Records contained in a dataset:
** Start **
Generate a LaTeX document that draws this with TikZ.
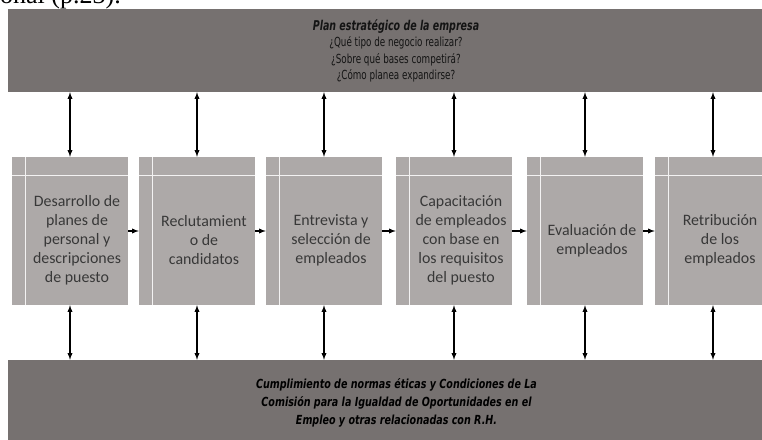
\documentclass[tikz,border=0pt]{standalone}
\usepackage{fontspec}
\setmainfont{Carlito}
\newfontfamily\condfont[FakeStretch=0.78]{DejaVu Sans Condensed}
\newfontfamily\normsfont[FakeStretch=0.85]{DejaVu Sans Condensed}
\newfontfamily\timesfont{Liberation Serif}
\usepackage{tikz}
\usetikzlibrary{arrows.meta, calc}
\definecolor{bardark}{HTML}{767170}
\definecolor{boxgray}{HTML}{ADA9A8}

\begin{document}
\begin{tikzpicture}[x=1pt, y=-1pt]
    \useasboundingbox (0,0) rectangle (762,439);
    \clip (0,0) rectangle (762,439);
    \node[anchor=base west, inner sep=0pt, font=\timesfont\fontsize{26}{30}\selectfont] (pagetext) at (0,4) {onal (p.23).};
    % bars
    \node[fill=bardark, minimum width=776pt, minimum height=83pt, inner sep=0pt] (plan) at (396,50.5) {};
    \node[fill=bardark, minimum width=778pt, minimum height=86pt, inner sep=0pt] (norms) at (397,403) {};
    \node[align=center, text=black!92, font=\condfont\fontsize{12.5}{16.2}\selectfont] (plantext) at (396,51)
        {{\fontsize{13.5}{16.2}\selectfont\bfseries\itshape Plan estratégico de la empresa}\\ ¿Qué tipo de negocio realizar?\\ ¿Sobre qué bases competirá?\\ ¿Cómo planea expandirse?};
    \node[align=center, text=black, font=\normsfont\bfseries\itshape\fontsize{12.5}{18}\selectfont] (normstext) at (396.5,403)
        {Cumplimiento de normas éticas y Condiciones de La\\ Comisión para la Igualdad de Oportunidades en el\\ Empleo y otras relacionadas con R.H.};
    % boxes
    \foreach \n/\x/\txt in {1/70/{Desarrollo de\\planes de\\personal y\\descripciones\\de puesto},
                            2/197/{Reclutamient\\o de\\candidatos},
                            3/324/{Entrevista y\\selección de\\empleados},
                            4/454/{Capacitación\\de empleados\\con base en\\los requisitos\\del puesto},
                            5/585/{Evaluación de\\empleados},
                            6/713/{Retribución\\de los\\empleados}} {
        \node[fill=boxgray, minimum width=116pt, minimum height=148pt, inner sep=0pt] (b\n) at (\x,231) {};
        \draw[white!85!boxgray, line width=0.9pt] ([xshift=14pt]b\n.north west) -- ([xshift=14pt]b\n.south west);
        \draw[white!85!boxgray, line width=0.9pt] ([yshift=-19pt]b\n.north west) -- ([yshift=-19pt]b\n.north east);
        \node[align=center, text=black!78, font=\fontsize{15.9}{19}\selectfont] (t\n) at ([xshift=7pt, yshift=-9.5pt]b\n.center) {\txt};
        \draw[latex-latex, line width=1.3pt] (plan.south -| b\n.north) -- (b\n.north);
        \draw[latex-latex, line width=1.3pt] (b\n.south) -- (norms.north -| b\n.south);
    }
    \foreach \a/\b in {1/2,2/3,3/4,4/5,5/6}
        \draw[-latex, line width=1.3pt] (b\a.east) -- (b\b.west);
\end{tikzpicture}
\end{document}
** End **
** Start **
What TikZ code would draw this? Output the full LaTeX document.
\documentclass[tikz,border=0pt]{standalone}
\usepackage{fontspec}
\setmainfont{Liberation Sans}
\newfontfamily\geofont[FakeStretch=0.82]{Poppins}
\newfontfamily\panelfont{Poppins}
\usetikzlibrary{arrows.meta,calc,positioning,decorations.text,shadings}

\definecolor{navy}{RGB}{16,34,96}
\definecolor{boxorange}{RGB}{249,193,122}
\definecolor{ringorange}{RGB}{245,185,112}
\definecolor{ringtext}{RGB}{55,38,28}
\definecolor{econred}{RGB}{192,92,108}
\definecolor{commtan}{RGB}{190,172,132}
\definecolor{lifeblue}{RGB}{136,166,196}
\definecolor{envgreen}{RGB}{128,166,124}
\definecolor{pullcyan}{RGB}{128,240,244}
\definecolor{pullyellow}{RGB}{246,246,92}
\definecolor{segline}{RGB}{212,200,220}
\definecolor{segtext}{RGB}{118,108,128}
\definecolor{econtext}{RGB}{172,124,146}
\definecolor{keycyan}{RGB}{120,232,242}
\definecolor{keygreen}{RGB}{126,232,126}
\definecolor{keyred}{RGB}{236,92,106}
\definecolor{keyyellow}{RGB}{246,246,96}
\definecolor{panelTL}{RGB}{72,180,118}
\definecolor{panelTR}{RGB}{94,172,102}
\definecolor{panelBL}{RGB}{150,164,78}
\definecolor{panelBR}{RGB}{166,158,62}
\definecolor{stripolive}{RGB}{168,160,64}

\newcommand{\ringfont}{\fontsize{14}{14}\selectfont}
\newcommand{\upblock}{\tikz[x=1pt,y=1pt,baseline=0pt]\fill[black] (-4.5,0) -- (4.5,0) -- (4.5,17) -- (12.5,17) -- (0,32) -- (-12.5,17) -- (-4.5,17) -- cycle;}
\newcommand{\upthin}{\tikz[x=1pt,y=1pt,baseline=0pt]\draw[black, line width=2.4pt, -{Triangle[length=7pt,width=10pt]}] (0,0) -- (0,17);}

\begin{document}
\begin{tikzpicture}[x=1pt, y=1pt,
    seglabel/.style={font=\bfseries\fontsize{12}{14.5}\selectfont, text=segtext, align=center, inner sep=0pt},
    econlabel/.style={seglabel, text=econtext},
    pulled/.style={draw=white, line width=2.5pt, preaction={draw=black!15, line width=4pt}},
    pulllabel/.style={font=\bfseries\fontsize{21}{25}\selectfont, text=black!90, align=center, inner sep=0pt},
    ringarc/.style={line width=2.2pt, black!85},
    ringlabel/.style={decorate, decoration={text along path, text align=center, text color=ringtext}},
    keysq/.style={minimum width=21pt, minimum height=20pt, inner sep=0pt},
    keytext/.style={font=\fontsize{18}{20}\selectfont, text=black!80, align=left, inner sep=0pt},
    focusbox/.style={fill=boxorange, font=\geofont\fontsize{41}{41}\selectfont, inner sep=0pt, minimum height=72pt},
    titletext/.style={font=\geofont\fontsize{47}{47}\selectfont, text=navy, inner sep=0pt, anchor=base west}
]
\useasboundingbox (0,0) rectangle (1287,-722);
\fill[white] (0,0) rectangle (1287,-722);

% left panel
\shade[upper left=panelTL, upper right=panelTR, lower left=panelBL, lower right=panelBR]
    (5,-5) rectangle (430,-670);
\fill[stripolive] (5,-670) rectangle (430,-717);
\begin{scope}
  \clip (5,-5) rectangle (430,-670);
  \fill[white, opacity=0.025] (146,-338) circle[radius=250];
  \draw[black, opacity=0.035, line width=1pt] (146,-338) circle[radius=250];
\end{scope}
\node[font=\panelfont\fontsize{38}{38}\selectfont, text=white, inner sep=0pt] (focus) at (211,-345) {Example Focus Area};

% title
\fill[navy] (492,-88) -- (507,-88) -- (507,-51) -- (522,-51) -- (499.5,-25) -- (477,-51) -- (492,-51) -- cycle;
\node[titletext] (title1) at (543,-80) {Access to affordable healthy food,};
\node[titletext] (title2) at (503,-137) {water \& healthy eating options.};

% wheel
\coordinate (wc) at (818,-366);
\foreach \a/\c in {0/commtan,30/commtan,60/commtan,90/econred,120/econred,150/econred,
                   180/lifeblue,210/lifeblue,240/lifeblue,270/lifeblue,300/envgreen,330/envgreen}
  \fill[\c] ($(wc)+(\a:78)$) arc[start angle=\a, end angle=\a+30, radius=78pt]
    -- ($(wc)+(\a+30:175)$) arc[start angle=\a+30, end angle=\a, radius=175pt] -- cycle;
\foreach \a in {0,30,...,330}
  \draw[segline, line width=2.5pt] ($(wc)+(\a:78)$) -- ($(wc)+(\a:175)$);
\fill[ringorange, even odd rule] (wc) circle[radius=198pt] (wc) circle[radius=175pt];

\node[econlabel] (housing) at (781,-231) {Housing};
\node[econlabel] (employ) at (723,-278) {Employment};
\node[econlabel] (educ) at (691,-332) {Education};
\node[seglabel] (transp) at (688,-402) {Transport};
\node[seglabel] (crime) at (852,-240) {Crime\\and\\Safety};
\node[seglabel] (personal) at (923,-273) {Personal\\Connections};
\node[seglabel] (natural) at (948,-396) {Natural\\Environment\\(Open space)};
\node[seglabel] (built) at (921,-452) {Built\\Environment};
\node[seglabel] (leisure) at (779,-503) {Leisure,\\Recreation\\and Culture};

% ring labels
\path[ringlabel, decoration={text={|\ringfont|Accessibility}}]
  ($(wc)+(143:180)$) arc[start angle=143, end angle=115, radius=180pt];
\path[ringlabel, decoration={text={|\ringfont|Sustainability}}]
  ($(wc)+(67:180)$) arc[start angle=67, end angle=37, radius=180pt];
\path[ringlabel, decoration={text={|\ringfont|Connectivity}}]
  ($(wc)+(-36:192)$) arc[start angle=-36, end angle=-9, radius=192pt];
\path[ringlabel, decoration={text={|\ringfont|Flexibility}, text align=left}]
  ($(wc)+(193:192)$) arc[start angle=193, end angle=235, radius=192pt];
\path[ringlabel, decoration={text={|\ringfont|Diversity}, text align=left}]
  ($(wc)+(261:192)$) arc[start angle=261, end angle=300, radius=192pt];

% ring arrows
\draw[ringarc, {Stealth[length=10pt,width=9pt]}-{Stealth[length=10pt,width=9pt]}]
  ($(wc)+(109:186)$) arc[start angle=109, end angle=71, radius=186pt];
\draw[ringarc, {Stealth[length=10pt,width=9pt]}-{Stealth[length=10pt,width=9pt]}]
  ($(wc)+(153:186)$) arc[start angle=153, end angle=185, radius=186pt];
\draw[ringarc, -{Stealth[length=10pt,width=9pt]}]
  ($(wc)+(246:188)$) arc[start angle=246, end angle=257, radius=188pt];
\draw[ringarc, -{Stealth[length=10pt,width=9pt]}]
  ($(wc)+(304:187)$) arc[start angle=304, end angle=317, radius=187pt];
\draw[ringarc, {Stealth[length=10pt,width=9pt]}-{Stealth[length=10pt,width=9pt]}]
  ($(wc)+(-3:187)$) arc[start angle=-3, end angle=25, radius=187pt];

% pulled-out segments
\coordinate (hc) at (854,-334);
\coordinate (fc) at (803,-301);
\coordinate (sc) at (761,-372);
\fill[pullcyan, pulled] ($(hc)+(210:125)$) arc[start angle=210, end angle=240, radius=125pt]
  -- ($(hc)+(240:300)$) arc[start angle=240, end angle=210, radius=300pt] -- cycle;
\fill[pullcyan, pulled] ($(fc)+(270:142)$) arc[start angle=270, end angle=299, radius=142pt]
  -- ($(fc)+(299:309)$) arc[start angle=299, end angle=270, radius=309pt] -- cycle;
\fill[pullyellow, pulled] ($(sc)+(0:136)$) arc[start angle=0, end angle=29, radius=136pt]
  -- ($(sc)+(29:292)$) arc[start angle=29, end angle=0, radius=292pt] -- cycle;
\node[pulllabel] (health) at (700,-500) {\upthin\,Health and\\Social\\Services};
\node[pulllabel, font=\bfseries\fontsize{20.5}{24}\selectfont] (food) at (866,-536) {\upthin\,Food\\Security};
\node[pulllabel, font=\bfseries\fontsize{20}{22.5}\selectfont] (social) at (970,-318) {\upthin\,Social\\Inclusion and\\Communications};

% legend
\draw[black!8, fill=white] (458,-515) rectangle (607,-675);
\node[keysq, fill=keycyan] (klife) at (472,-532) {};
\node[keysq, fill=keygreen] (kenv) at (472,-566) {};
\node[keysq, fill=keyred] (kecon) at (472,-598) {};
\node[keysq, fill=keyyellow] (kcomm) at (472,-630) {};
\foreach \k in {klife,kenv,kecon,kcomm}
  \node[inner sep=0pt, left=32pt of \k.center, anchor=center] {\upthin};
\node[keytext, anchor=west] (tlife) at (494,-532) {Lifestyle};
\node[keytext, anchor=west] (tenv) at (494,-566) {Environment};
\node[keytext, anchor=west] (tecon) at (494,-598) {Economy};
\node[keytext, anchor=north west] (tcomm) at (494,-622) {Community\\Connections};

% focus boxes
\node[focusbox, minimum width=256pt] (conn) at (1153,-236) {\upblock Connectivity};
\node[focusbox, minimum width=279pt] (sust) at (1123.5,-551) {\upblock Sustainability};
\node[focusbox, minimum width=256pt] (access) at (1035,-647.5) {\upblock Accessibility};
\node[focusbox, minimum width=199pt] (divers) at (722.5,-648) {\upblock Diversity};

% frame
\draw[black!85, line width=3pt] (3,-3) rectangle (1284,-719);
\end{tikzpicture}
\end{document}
** End **
** Start **
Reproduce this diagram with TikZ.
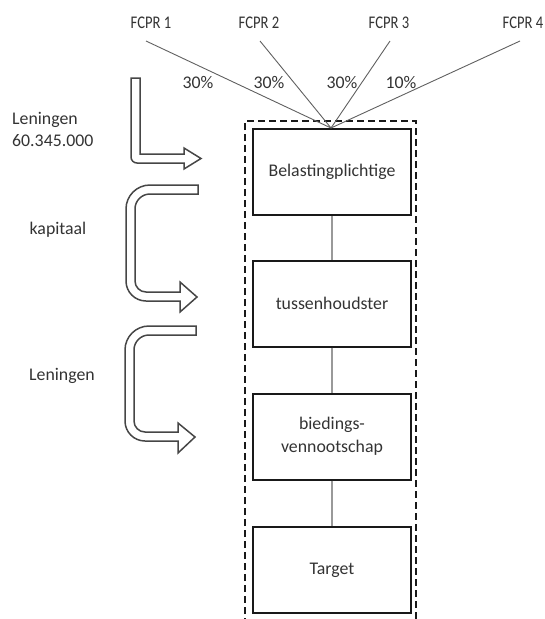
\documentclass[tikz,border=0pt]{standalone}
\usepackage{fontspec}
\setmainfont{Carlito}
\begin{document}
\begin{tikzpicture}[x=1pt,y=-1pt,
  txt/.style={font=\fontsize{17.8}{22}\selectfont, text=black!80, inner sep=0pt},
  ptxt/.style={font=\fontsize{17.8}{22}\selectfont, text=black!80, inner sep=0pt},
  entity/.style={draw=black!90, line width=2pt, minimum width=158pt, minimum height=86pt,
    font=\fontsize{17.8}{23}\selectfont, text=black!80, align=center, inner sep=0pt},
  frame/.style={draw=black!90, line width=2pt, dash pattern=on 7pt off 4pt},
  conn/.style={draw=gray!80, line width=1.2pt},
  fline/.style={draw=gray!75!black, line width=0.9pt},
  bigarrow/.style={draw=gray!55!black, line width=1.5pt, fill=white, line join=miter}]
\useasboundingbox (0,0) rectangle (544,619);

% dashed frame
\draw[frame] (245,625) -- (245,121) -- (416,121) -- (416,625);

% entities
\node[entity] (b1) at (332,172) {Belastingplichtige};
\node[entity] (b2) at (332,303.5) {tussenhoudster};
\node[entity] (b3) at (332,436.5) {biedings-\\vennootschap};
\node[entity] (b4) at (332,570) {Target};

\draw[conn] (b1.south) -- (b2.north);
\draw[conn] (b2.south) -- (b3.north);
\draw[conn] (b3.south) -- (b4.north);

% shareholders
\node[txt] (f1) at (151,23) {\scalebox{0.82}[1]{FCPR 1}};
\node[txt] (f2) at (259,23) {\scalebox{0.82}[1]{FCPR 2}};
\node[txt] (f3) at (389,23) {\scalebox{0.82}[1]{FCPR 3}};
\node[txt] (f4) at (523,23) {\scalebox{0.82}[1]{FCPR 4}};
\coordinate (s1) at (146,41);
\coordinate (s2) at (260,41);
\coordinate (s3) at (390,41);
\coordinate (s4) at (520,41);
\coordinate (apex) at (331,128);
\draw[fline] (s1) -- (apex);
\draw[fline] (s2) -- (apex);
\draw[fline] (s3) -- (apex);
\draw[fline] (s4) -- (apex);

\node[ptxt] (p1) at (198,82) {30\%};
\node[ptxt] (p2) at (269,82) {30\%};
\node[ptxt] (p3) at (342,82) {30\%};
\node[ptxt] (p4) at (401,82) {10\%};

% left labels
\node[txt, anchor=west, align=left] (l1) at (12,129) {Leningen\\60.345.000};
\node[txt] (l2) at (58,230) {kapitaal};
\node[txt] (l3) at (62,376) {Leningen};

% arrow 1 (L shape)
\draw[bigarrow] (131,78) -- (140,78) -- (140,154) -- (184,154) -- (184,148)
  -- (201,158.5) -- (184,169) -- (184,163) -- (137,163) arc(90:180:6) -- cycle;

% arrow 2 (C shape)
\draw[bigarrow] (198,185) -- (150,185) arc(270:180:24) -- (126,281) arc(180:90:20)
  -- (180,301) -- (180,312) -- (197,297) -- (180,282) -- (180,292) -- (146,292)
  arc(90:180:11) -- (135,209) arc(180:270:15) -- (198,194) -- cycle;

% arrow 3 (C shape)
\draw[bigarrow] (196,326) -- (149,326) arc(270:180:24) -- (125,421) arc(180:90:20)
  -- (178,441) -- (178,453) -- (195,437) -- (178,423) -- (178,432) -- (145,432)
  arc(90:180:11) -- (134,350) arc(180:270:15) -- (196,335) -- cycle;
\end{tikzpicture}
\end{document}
** End **
Exercise prompt ->
Except for the pictures, write out exactly the lines from the line that contains "Reproduce this diagram with TikZ." through the line that contains "(b3.south) -- (b4.north);", including both.

Full answer ->
Reproduce this diagram with TikZ.
\documentclass[tikz,border=0pt]{standalone}
\usepackage{fontspec}
\setmainfont{Carlito}
\begin{document}
\begin{tikzpicture}[x=1pt,y=-1pt,
  txt/.style={font=\fontsize{17.8}{22}\selectfont, text=black!80, inner sep=0pt},
  ptxt/.style={font=\fontsize{17.8}{22}\selectfont, text=black!80, inner sep=0pt},
  entity/.style={draw=black!90, line width=2pt, minimum width=158pt, minimum height=86pt,
    font=\fontsize{17.8}{23}\selectfont, text=black!80, align=center, inner sep=0pt},
  frame/.style={draw=black!90, line width=2pt, dash pattern=on 7pt off 4pt},
  conn/.style={draw=gray!80, line width=1.2pt},
  fline/.style={draw=gray!75!black, line width=0.9pt},
  bigarrow/.style={draw=gray!55!black, line width=1.5pt, fill=white, line join=miter}]
\useasboundingbox (0,0) rectangle (544,619);

% dashed frame
\draw[frame] (245,625) -- (245,121) -- (416,121) -- (416,625);

% entities
\node[entity] (b1) at (332,172) {Belastingplichtige};
\node[entity] (b2) at (332,303.5) {tussenhoudster};
\node[entity] (b3) at (332,436.5) {biedings-\\vennootschap};
\node[entity] (b4) at (332,570) {Target};

\draw[conn] (b1.south) -- (b2.north);
\draw[conn] (b2.south) -- (b3.north);
\draw[conn] (b3.south) -- (b4.north);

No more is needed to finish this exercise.